Axa Investment Managers was the only asset manager out of the five-largest shareholders in 2012 who voted against Persimmon’s problematic long-term incentive plan (LTIP) introduced that year.

It said at the time, the LTIP did not incentivise management to create additional value for shareholders and instead rewarded management for distributing existing shareholder value.

In contrast, Aberdeen Asset Management (now Aberdeen Standard Investments), Blackrock, Legal & General Investment Management and Franklin Templeton Investments all voted the LTIP through.

Silence

Aberdeen Standard Investments, Blackrock, LGIM and Franklin Templeton all failed to respond directly to questions about their voting record in 2012.

LGIM and Franklin Templeton refused to comment on their votes at either the 2012 or 2018 AGMs as a matter of company policy.

Aberdeen Standard Investments told Portfolio Adviser they had no one available to comment, while Blackrock referred to its statement following the 2018 AGM.

Aberdeen Standard Investments heaped scorn on the housebuilder as richly-rewarded executives made headlines, stating the chief executive’s £75m pay packet did “not even get close to acceptable”.

Speaking at the AGM, head of stewardship Euan Stirling said the long-term success of the company was being endangered by the “reputational damage associated with grossly excessive pay”.

Blackrock’s statement following the AGM stated: “Persimmon’s compensation plan highlights the unintended consequences of overly mechanistic pay structures, particularly ones that can be influenced by external events.”

Royal London Asset Management was not among the largest shareholders in 2012, but declared it would be revolting over pay at Persimmon’s 2018 AGM.

It admitted it voted for the LTIP in 2012, but has voted against the company’s remuneration plans since Ashley Claxton Hamilton joined the asset manager in 2013 when it acquired The Co-op Asset Management.

Ebb and flow

Despite asset managers turning up pressure on executive remuneration this AGM season, Parry is doubtful this is the start of a long-term trend.

He said: “The tide ebbs and flows.

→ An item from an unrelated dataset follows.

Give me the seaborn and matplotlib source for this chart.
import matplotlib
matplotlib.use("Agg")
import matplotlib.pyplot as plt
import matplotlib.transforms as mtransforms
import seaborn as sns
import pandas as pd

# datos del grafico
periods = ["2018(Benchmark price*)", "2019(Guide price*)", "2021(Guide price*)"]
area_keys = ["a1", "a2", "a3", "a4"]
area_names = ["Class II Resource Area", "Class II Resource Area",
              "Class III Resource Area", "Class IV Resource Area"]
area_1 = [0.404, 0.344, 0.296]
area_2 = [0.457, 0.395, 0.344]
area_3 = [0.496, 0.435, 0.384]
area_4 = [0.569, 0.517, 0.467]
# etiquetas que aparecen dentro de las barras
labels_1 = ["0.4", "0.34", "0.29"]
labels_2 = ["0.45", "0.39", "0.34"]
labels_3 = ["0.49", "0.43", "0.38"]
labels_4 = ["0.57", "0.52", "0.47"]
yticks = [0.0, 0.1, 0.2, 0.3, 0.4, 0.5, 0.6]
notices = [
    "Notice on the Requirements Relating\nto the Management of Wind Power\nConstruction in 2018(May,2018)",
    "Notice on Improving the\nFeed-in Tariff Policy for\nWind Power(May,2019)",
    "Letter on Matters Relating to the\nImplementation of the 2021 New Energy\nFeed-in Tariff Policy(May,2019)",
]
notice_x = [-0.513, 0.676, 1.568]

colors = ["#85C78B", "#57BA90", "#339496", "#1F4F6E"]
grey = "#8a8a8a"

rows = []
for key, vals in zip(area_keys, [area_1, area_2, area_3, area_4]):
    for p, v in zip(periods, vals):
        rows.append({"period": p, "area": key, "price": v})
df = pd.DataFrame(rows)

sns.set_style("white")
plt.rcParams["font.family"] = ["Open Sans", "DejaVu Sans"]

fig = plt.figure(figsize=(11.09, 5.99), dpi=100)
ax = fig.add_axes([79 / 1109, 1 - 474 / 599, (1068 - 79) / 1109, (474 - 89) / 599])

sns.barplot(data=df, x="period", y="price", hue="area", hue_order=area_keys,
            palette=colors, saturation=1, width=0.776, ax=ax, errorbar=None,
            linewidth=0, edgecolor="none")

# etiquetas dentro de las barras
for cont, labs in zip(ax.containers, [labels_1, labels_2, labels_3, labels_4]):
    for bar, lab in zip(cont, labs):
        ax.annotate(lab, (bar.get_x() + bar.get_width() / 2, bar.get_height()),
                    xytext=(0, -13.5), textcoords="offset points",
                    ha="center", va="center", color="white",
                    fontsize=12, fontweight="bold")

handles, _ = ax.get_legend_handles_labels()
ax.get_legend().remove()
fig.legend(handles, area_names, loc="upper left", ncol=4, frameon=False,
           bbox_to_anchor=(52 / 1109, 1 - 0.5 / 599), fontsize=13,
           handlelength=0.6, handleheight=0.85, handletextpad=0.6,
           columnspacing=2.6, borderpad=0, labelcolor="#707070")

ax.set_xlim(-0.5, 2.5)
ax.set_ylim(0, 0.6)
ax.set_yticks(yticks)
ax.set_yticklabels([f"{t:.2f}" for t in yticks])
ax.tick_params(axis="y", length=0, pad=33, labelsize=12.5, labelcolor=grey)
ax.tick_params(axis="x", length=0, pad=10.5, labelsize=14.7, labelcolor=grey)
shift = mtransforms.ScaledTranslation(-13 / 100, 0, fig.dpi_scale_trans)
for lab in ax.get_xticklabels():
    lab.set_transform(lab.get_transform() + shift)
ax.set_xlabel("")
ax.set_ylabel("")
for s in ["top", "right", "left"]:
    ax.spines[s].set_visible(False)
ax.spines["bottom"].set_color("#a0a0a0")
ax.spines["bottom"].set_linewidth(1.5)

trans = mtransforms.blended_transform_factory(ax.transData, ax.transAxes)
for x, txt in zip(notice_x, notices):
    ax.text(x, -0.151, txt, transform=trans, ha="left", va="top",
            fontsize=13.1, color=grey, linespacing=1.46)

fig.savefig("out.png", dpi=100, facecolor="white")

As soon as there’s a bit of outrage, that’s prompted from the media over this, the fund managers jump around and try and pretend they’re the good guys.

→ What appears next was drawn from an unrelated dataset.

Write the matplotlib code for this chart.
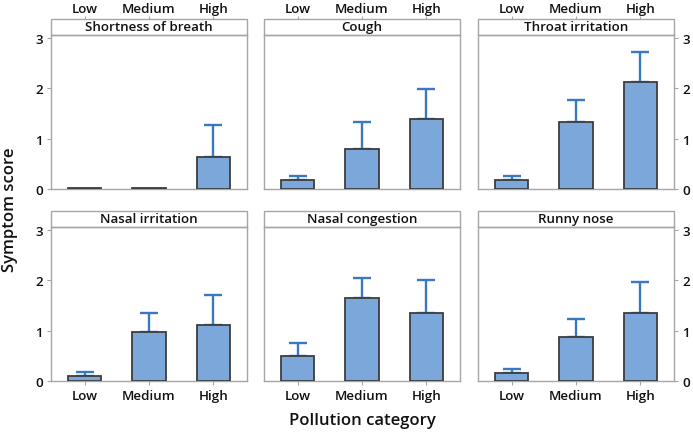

“There are some people out there that are very responsible, but there are still a lot of fund managers who are grossly overpaid themselves and are simply not interested.”

Not fit for purpose

Shareaction chief executive Catherine Howarth said the incentive scheme transferred value to management from investors equal to a full year’s profit.

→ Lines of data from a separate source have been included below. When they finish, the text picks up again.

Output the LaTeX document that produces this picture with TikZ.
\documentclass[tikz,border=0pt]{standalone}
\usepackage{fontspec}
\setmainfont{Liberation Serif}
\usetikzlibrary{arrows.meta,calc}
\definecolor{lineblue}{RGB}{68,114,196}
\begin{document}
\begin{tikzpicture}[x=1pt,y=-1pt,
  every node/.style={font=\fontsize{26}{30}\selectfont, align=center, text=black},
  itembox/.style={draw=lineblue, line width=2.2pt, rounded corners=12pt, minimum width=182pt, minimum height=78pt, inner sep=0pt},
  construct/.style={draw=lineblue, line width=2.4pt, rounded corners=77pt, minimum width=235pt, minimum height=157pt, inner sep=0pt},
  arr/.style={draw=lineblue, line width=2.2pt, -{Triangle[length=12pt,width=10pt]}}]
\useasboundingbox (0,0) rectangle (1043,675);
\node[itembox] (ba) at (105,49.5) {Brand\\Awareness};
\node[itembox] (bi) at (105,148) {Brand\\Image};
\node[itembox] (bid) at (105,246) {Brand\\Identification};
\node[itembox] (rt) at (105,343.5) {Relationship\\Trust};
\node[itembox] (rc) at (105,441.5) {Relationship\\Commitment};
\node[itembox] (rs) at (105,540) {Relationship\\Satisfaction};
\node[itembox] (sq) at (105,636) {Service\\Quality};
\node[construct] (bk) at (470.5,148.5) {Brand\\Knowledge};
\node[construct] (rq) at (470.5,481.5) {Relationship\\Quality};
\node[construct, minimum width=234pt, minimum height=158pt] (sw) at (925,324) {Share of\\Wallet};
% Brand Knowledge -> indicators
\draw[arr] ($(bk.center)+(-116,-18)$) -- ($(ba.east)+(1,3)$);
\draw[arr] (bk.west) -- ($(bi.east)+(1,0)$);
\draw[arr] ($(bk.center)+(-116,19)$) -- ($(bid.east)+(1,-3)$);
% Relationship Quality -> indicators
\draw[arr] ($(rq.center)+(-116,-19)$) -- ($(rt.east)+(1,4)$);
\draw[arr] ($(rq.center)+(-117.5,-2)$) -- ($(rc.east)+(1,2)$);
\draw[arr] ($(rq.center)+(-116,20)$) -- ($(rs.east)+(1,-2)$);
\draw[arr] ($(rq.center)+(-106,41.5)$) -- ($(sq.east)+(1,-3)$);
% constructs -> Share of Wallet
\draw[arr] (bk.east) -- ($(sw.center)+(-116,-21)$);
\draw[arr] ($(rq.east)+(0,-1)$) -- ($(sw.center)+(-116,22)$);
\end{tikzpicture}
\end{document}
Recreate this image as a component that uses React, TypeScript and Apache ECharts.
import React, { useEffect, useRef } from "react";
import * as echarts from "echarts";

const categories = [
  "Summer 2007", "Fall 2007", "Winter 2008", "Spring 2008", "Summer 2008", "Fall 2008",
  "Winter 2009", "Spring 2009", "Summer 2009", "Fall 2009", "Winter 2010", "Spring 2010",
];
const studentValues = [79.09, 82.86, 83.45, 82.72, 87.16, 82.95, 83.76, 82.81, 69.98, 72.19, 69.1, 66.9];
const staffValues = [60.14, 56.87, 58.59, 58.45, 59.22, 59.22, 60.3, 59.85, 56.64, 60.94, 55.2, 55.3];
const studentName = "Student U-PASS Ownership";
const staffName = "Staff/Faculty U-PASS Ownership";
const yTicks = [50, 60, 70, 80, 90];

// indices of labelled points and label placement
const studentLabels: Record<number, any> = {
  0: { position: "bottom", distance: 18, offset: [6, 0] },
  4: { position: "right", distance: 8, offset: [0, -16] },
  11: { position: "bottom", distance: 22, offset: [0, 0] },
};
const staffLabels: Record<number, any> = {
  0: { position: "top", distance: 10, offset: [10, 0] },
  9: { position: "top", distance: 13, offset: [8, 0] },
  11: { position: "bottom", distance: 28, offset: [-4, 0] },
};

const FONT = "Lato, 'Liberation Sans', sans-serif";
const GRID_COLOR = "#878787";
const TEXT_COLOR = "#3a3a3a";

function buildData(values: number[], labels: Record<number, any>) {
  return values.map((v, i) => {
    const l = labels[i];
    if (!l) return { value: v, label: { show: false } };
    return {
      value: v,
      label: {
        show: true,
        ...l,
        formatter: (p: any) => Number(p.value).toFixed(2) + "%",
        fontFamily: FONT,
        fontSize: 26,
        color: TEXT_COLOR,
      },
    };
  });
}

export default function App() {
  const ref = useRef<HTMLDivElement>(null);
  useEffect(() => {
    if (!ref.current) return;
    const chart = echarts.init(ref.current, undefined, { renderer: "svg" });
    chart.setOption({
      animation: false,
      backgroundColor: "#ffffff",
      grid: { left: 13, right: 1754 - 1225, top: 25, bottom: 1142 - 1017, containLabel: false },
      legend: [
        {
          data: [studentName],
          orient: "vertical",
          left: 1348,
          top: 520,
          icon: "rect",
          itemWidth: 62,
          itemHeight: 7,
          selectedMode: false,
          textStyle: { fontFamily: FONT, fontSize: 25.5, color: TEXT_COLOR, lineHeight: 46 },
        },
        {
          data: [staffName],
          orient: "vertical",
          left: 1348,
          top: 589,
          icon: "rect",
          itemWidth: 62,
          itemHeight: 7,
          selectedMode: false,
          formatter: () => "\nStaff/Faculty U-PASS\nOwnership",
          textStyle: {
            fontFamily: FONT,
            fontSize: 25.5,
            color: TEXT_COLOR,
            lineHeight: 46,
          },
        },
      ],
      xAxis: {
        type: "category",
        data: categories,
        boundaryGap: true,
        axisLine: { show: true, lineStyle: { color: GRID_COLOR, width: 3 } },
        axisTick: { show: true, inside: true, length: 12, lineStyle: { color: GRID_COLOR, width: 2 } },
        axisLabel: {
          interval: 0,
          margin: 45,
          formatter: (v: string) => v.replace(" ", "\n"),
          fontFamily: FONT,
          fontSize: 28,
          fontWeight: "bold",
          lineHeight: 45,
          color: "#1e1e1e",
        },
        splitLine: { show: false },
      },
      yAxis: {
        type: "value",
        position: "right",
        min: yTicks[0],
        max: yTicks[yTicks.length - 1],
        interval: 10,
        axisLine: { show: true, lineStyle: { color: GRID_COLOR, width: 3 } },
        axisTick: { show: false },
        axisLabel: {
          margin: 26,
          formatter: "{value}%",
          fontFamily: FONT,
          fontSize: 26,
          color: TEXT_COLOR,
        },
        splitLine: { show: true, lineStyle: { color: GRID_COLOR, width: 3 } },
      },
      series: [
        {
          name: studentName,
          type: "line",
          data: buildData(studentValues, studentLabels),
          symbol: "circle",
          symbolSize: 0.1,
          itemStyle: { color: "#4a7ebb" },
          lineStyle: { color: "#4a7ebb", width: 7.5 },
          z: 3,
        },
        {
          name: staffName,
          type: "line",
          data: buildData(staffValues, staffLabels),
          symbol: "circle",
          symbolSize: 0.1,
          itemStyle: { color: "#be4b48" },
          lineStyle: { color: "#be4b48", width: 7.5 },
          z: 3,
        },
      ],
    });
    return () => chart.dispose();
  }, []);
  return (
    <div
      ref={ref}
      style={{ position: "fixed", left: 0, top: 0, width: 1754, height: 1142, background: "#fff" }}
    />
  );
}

“This is actually a very meaningful amount about what in terms of what shareholders might have obtained if the pay plan hadn’t gone through,” Howarth said.

Share buybacks inflate share prices to the benefit of executives’ pay schemes and remuneration committees do little to police that, Howarth said.

Exogenous factors could also inflate share prices she said. In the case of Persimmon, that includes the government’s help-to-buy programme.

“The shareholders should get hand of it rather than the management because it wasn’t their brilliance and skill,” she said.

The House of Commons business select committee’s report on executive pay recommended to abolish LTIPs, Howarth noted.

The committee concluded they were not a good way to measure executive performance and the value of the reward is heavily determined by the share price at the time of the grant.